I want to apply a filter across Dashboards but I do not want to show the Curator Filter UI

My view is empty after I switched tabs on my dashboards

  • If your view loads briefly and then suddenly turns blank, then a filter is probably being applied that should not be applied. That can happen if you either track filter and parameter changes in the url (a) or you have a sticky filter enabled (b) which should not be applied to this view.
    • a) Turn on Ignore Filter and Parameter Changes from Dashboard on the Dashboard level which will stop adding the changes to the url. When you switch tabs, the filter and parameter actions need to be defined in the Workbook itself.
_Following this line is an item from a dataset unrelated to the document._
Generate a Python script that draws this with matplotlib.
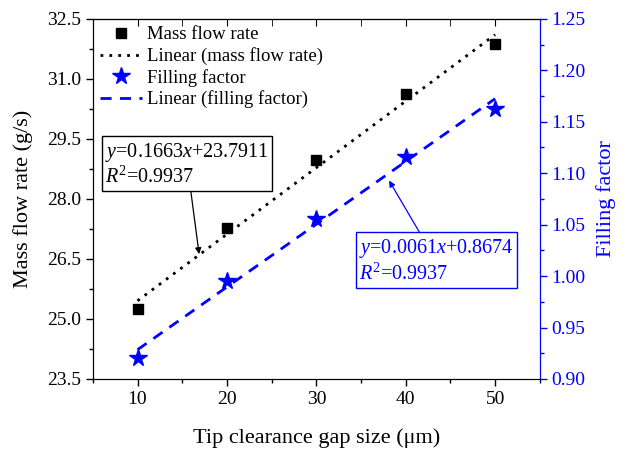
import matplotlib
matplotlib.use("Agg")
import matplotlib.pyplot as plt
from matplotlib.ticker import MultipleLocator

plt.rcParams['font.family'] = ['Liberation Serif', 'DejaVu Serif']
plt.rcParams['mathtext.fontset'] = 'custom'
plt.rcParams['mathtext.rm'] = 'Liberation Serif'
plt.rcParams['mathtext.it'] = 'Liberation Serif:italic'

# data
gap = [10, 20, 30, 40, 50]
mass_flow = [25.24, 27.28, 28.96, 30.62, 31.88]
filling = [0.92, 0.995, 1.055, 1.116, 1.162]

# fitted lines as printed on the chart
mass_fit = (0.1663, 23.7911)
fill_fit = (0.0061, 0.8674)
r2_mass = 0.9937
r2_fill = 0.9937

blue = '#0000ff'

fig = plt.figure(figsize=(6.27, 4.49), dpi=100)
ax = fig.add_axes([0.148, 0.156, 0.713, 0.802])
ax2 = ax.twinx()

fit_x = [gap[0], gap[-1]]
h1, = ax.plot(gap, mass_flow, 's', color='black', ms=7.2, ls='none', label='Mass flow rate')
h2, = ax.plot(fit_x, [mass_fit[0] * v + mass_fit[1] for v in fit_x], ls=(0, (1, 2.2)),
              color='black', lw=2, label='Linear (mass flow rate)')
h3, = ax2.plot(gap, filling, '*', color=blue, ms=13, ls='none', label='Filling factor')
h4, = ax2.plot(fit_x, [fill_fit[0] * v + fill_fit[1] for v in fit_x], ls=(0, (4, 3)),
               color=blue, lw=2, label='Linear (filling factor)')

ax.set_xlim(5, 55)
ax.set_ylim(23.5, 32.5)
ax2.set_ylim(0.90, 1.25)

ax.xaxis.set_major_locator(MultipleLocator(10))
ax.xaxis.set_minor_locator(MultipleLocator(5))
ax.yaxis.set_major_locator(MultipleLocator(1.5, offset=1.0))
ax.yaxis.set_minor_locator(MultipleLocator(0.75, offset=0.25))
ax2.yaxis.set_major_locator(MultipleLocator(0.05))
ax2.yaxis.set_minor_locator(MultipleLocator(0.025))
ax.yaxis.set_major_formatter(plt.FormatStrFormatter('%.1f'))
ax2.yaxis.set_major_formatter(plt.FormatStrFormatter('%.2f'))

ax.tick_params(which='both', direction='out', labelsize=14, width=1)
ax.tick_params(which='major', length=5)
ax.tick_params(which='minor', length=3)
ax2.tick_params(which='both', direction='out', labelsize=14, width=1, colors=blue)
ax2.tick_params(which='major', length=5)
ax2.tick_params(which='minor', length=3)
ax2.spines['right'].set_color(blue)

top = ax.secondary_xaxis('top')
top.xaxis.set_major_locator(MultipleLocator(10))
top.xaxis.set_minor_locator(MultipleLocator(5))
top.tick_params(which='both', direction='in', labeltop=False, length=5)

ax.set_xlabel('Tip clearance gap size (\u03bcm)', fontsize=16, labelpad=15)
ax.set_ylabel('Mass flow rate (g/s)', fontsize=16, labelpad=10)
ax2.set_ylabel('Filling factor', fontsize=16, color=blue, labelpad=7)

ax.legend(handles=[h1, h2, h3, h4], loc='upper left', bbox_to_anchor=(0.0, 1.0),
          frameon=False, fontsize=13.5, handlelength=2.2, handletextpad=0.3,
          labelspacing=0.2, borderaxespad=0.2, borderpad=0.2)

ax.annotate('$y$=%.4f$x$+%.4f\n$R^2$=%.4f' % (mass_fit[0], mass_fit[1], r2_mass),
            xy=(16.89, 26.62), xytext=(15.57, 28.86), ha='center', va='center',
            multialignment='left', fontsize=14.5,
            bbox=dict(boxstyle='square,pad=0.15', fc='white', ec='black', lw=1),
            arrowprops=dict(arrowstyle='-|>', color='black', lw=0.9, mutation_scale=9,
                            shrinkA=0, shrinkB=0))
ax2.annotate('$y$=%.4f$x$+%.4f\n$R^2$=%.4f' % (fill_fit[0], fill_fit[1], r2_fill),
             xy=(38.14, 1.0928), xytext=(43.42, 1.0147), ha='center', va='center',
             multialignment='left', fontsize=14.5, color=blue,
             bbox=dict(boxstyle='square,pad=0.15', fc='white', ec=blue, lw=1),
             arrowprops=dict(arrowstyle='-|>', color=blue, lw=0.9, mutation_scale=9,
                             shrinkA=0, shrinkB=0))

fig.savefig('out.png', dpi=100)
However please note, that turning this on will break Report Builder's functionality.
    • b) Apply Filter Blacklists to prevent filters being applied on specific sheets. However, this does not currently work with Hidden Sticky Filters and Parameters.

Date Filters show differently for my global users

  • That is not necessarily an issue because Curator can handle locale date formats.
  • Locale-specific formats (e.g., DD/MM/YYYY, MM/DD/YYYY) depend on:
    • Browser language settings.
    • Tableau User Language and Region settings.
  • As long as your Workbook is flexible with date formats, Curator will handle dates for your different users and present them the format they are used to based on their settings.

Date Filters do not filter properly

  • This is mostly due to a locale mismatch: Ensure browser and Tableau settings align. You have three options:
  1. When you have multiple regions that are working with your Dashboard, make sure that the Workbook's locale is set to automatic when published to Tableau. It will then adjust to your users location which Curator will also look pick up and then send the date in the expected format.
  2. If you require a specific format you can also force the browser to use the specific locale date format instead which again Curator will pick up.
  3. You can also use dates in YYYY-MM-DD format and it will ignore any browser or Workbook settings and just handle dates correctly in that format.